Die Autorinnen hatten selten so ein aufregendes Leben, die wenigen die es gab, die sich vorm seriellen Gebären drückten wurden meist verrückt oder starben früh, die einzige Möglichkeit frei zu sein. Oder zumindest tragisch, das war die Strafe. Sie steckten den Kopf in den Gasherd, sie verbrannten auf dem Scheiterhaufen in ihrem Bett oder endeten vereinsamt und verarmt, wie das hieß. Gottseidank ist es jetzt jetzt, könnte man meinen, Nostalgie ist da fehl am Platz. Jetzt liest man bei den Autor*innen meist, dass sie Schreibschulen besucht haben oder Kreativkurse, und wenn es mal was Härteres war, sind sie eher die Opfer, die in einer Talk Show für Fortgeschrittene sensibel befragt werden, von einem Interviewer, der sehr vorsichtig vorgeht, weil das so sensibel ist. Und wenn eine Vita dann abgesehen von Depressionen, denen mit großem Verständnis begegnet wird, etwas krass ausfällt wird gleich die Triggerwarnung ertönen. Kann man das dem Feierabendpublikum zumuten? Kriegt es nicht Schüttelfrost und Ausschlag, wie das altmodisch heißt, oder schlimmer, es wird verstört, traumatisiert, irgendein Kindheitserlebnis, vermutlich ein verdrängter Missbrauch, wird getriggert?
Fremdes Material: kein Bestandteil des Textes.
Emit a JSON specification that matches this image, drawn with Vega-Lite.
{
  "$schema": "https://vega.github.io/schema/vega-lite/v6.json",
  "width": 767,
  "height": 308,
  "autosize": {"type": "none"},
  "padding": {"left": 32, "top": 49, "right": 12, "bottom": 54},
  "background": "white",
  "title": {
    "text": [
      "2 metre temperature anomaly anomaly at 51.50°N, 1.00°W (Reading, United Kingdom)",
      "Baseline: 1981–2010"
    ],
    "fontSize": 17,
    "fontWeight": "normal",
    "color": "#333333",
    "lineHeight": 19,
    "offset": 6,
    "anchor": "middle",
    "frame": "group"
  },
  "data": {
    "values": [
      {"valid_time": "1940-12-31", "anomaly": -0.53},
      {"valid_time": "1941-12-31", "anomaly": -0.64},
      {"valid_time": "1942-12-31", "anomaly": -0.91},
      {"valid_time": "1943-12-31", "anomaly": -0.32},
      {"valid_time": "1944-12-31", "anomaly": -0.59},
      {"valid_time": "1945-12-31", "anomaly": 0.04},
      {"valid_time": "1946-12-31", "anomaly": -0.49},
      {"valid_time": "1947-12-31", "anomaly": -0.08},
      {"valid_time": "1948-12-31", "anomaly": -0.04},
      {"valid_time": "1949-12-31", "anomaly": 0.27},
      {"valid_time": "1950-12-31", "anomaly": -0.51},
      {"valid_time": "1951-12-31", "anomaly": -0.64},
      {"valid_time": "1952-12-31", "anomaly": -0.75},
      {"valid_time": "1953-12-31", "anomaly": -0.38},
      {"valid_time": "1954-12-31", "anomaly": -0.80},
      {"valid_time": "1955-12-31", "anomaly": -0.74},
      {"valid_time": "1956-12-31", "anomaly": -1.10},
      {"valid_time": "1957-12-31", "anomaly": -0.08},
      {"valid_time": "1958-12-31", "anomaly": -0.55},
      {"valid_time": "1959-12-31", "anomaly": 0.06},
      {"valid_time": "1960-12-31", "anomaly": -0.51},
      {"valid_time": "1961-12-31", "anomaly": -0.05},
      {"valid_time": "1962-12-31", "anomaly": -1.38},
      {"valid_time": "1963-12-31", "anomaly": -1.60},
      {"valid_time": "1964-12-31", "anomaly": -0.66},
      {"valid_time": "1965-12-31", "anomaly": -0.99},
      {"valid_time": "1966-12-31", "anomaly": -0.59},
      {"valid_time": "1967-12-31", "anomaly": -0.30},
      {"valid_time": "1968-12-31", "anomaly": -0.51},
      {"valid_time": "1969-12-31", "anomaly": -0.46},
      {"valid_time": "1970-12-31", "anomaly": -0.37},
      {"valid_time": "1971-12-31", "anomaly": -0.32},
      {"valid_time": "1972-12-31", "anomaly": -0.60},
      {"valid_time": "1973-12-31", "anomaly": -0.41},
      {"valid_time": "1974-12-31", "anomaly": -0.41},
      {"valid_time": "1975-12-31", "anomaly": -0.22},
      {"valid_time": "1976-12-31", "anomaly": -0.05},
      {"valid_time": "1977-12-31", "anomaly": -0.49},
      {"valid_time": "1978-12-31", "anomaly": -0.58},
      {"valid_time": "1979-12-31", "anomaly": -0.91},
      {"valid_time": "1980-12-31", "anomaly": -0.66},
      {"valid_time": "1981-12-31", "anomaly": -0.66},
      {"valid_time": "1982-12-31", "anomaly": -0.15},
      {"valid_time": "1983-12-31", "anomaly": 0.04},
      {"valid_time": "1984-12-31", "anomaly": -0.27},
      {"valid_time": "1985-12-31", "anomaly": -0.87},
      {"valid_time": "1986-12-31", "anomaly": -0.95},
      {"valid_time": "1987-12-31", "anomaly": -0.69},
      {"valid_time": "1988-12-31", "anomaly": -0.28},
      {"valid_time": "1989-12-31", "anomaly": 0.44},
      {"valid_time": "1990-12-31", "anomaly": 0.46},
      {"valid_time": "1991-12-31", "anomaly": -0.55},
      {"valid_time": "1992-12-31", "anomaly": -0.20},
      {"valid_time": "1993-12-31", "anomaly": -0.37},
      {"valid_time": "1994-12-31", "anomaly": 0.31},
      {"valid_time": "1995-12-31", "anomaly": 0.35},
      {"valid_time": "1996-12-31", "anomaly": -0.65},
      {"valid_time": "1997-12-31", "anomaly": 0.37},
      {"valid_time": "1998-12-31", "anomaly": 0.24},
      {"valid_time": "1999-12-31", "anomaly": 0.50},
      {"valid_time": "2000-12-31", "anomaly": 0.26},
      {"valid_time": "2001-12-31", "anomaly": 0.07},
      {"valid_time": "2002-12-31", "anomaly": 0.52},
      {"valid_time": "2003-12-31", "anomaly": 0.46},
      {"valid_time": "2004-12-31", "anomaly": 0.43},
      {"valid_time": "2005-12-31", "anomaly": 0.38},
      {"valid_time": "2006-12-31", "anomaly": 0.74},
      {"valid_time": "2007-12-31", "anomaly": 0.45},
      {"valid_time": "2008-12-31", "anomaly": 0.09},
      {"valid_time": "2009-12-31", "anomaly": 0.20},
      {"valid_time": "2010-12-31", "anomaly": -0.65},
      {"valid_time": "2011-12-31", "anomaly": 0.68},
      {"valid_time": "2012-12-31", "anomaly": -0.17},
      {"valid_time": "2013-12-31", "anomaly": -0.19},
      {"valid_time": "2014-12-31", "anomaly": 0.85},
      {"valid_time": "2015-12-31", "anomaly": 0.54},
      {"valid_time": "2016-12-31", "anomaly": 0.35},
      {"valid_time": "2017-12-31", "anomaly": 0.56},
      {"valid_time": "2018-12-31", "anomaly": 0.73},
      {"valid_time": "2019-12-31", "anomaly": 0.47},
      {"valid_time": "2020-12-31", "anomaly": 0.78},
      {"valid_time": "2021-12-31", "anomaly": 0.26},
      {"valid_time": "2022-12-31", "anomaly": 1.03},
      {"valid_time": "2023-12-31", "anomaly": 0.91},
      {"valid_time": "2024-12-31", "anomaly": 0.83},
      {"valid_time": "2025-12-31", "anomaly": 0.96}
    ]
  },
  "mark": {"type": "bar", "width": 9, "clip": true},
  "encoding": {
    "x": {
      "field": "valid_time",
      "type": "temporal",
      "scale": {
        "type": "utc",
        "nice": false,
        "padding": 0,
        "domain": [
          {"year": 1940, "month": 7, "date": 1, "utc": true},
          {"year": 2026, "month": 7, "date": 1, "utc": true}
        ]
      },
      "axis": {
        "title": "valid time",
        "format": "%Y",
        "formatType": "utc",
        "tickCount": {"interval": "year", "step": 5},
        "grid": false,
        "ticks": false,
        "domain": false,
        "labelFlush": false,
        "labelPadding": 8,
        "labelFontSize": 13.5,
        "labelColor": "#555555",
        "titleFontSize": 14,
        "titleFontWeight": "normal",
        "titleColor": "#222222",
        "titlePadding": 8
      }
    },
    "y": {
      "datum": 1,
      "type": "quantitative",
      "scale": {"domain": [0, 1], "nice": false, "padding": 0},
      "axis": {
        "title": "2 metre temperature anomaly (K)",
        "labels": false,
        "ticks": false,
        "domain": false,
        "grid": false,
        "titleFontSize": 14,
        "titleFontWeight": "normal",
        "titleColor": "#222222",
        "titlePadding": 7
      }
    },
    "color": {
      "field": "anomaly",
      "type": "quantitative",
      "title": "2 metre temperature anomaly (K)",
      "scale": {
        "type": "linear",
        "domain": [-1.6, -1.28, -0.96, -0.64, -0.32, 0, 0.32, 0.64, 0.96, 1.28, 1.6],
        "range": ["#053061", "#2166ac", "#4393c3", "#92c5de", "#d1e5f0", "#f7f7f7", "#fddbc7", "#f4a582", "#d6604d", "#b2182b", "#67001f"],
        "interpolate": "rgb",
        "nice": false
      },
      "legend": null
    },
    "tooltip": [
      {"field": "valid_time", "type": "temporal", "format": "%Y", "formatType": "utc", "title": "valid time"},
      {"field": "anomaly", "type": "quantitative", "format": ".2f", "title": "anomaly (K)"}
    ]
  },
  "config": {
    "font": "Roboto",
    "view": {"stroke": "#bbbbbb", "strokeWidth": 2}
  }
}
Je schlimmer, je wüster ein Künstler war, desto besser. Verfemt war ein Ehrenmal. Nie wäre jemand auf die Idee gekommen, einem Künstler vorzuwerfen, Grenzen überschritten zu haben. Der Künstler musste grenzüberschreitend sein, das war schließlich sein Jobprofil. Er (gendern nicht nötig, s.o.) musste zu weit gehen, ein Künstler der nicht zu weit ging war gar keiner.

Aber jetzt, wer braucht jetzt noch solche altmodischen wilden Kerle, solche exaltierten Dichterinnen, die für uns an den Ketten der Konventionen rütteln die es gar nicht mehr gibt und Sprengsätze ins Gesicht des biederen Lesepublikums knallen das es gar nicht mehr gibt? Einen Gott lästern, den es hier, wenn überhaupt nur noch in bekömmlichen Dosen gibt. Dieser Job ist doch längst erledigt, die Tabus liegen in Trümmern, super kleingekriegt!, endlich, der altmodische Schutt ist weggeschafft. So schön clean jetzt hier.
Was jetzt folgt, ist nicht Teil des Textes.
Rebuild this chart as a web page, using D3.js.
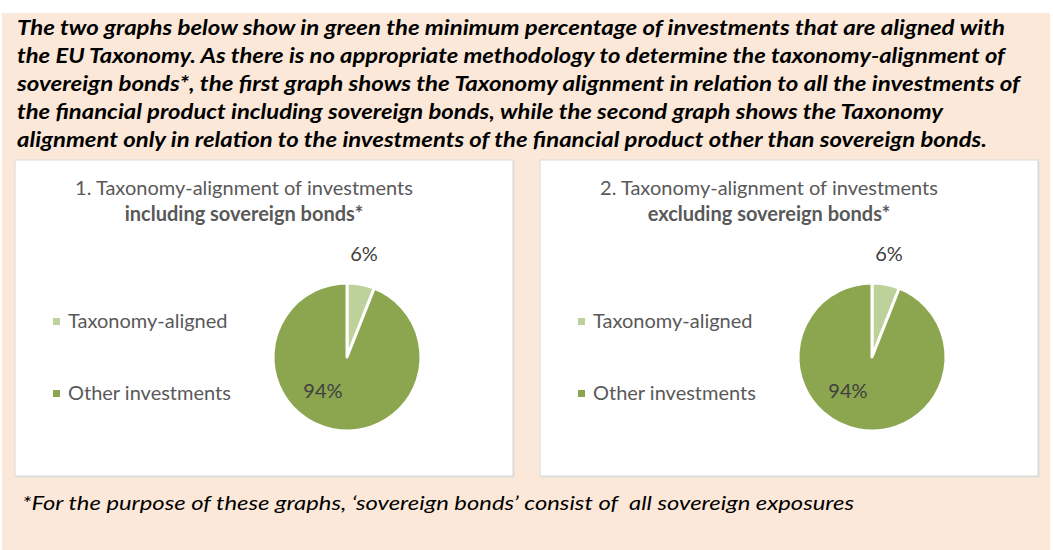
<!DOCTYPE html>
<html>
<head>
<meta charset="utf-8">
<script src="https://cdn.jsdelivr.net/npm/d3@7"></script>
<style>
  body { margin: 0; background: #fff; }
  svg { display: block; }
  text { font-family: Lato, "Open Sans", sans-serif; white-space: pre; }
</style>
</head>
<body>
<div id="chart"></div>
<script>
// data
const categories = ["Taxonomy-aligned", "Other investments"];
const includingValues = [6, 94];
const excludingValues = [6, 94];
const chartTitles = [
  ["1. Taxonomy-alignment of investments", "including sovereign bonds*"],
  ["2. Taxonomy-alignment of investments", "excluding sovereign bonds*"]
];
const headerLines = [
  "The two graphs below show in green the minimum percentage of investments that are aligned with",
  "the EU Taxonomy. As there is no appropriate methodology to determine the taxonomy-alignment of",
  "sovereign bonds*, the first graph shows the Taxonomy alignment in relation to all the investments of",
  "the financial product including sovereign bonds, while the second graph shows the Taxonomy",
  "alignment only in relation to the investments of the financial product other than sovereign bonds."
];
const footnote = "*For the purpose of these graphs, \u2018sovereign bonds\u2019 consist of  all sovereign exposures";

// layout
const width = 1053, height = 550;
const headerEnds = [1005, 1005, 1020, 943, 987];
const colors = ["#bdd19b", "#8ba64f"];
const textGray = "#595959";

const svg = d3.select("#chart").append("svg")
  .attr("width", width)
  .attr("height", height);

svg.append("rect")
  .attr("x", 2).attr("y", 13)
  .attr("width", 1048).attr("height", height - 13)
  .attr("fill", "#fbe8d8");

// header paragraph
svg.append("g")
  .selectAll("text")
  .data(headerLines)
  .join("text")
  .attr("x", 17)
  .attr("y", (d, i) => 35 + i * 28)
  .attr("textLength", (d, i) => headerEnds[i] - 17)
  .attr("lengthAdjust", "spacingAndGlyphs")
  .style("font-size", "20px")
  .style("font-weight", "bold")
  .style("font-style", "italic")
  .attr("fill", "#000")
  .text(d => d);

// footnote
svg.append("text")
  .attr("x", 22)
  .attr("y", 510)
  .attr("textLength", 854 - 22)
  .attr("lengthAdjust", "spacingAndGlyphs")
  .style("font-size", "19px")
  .style("font-style", "italic")
  .attr("fill", "#000")
  .text(footnote);

const color = d3.scaleOrdinal().domain(categories).range(colors);
const radius = 74;
const arc = d3.arc().innerRadius(0).outerRadius(radius);
const pie = d3.pie().sort(null).value(d => d.value);

const labelPos = [
  { angle: 9.4 * Math.PI / 180, r: 104 },
  { angle: 215 * Math.PI / 180, r: 42 }
];

function drawPanel(x0, values, title) {
  const panelW = 498, panelH = 316;
  const g = svg.append("g").attr("transform", `translate(${x0},160)`);

  // shadow + box
  g.append("rect")
    .attr("x", 1.5).attr("y", 1.5)
    .attr("width", panelW).attr("height", panelH)
    .attr("fill", "#dcdcdc");
  g.append("rect")
    .attr("x", 0).attr("y", 0)
    .attr("width", panelW).attr("height", panelH)
    .attr("fill", "#fff")
    .attr("stroke", "#d9d9d9")
    .attr("stroke-width", 1);

  g.append("text")
    .attr("x", 229).attr("y", 35)
    .attr("text-anchor", "middle")
    .style("font-size", "20px")
    .attr("fill", textGray)
    .text(title[0]);
  g.append("text")
    .attr("x", 229).attr("y", 61)
    .attr("text-anchor", "middle")
    .style("font-size", "20px")
    .style("font-weight", "bold")
    .attr("fill", textGray)
    .text(title[1]);

  const data = categories.map((c, i) => ({ name: c, value: values[i] }));

  // legend
  const legend = g.append("g")
    .selectAll("g")
    .data(data)
    .join("g")
    .attr("transform", (d, i) => `translate(38,${161 + i * 72})`);
  legend.append("rect")
    .attr("x", 0).attr("y", -3)
    .attr("width", 7).attr("height", 7)
    .attr("fill", d => color(d.name));
  legend.append("text")
    .attr("x", 15).attr("y", 0)
    .attr("dy", "0.35em")
    .style("font-size", "20px")
    .attr("fill", textGray)
    .text(d => d.name);

  // pie
  const pg = g.append("g").attr("transform", `translate(332,197)`);
  const arcs = pie(data);
  pg.selectAll("path")
    .data(arcs)
    .join("path")
    .attr("d", arc)
    .attr("fill", d => color(d.data.name))
    .attr("stroke", "#fff")
    .attr("stroke-width", 3)
    .attr("stroke-linejoin", "round");

  pg.selectAll("text")
    .data(arcs)
    .join("text")
    .attr("transform", (d, i) => {
      const p = d3.pointRadial(labelPos[i].angle, labelPos[i].r);
      return `translate(${p[0]},${p[1]})`;
    })
    .attr("text-anchor", "middle")
    .attr("dy", "0.35em")
    .style("font-size", "20px")
    .attr("fill", "#404040")
    .text(d => `${d.data.value}%`);
}

drawPanel(15, includingValues, chartTitles[0]);
drawPanel(540, excludingValues, chartTitles[1]);
</script>
</body>
</html>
Was soll also noch gesprengt werden? Alles ist frei, wir sind befreit. Niemand muss mehr normal tun, die Idée fixe einer Norm ist längst entsorgt. Wir können doch machen, was wir wollen, und wenn wir es wollen können wir es. Das erzählen uns zumindest all die Start-Up-Winner-Typen, man muss nur dran glauben, es ist immer der Glauben. Glaub an dich und du bist deine eigene Göttin! Wir zupfen an unseren Barthaaren und starren in den Bildschirm-Horizont, was kommt von dort? Etwas gänzlich Neues, wird gemunkelt. Ganz neue Gottheiten. Solche die sich uns noch nicht vorgestellt haben. Wir können sie uns noch nicht mal vorstellen.

Kein Wunder, dass wir in unsere Safe Spaces krabbeln und es uns gemütlich machen in unsern Babbels, in denen wir vor uns hin brabbeln. Mit und für Gleichgesinnte(n). Mit richtigen Regeln wieder. Den einzig richtigen. Und neue Tabu-Stellwände haben wir auch schon aufgebaut.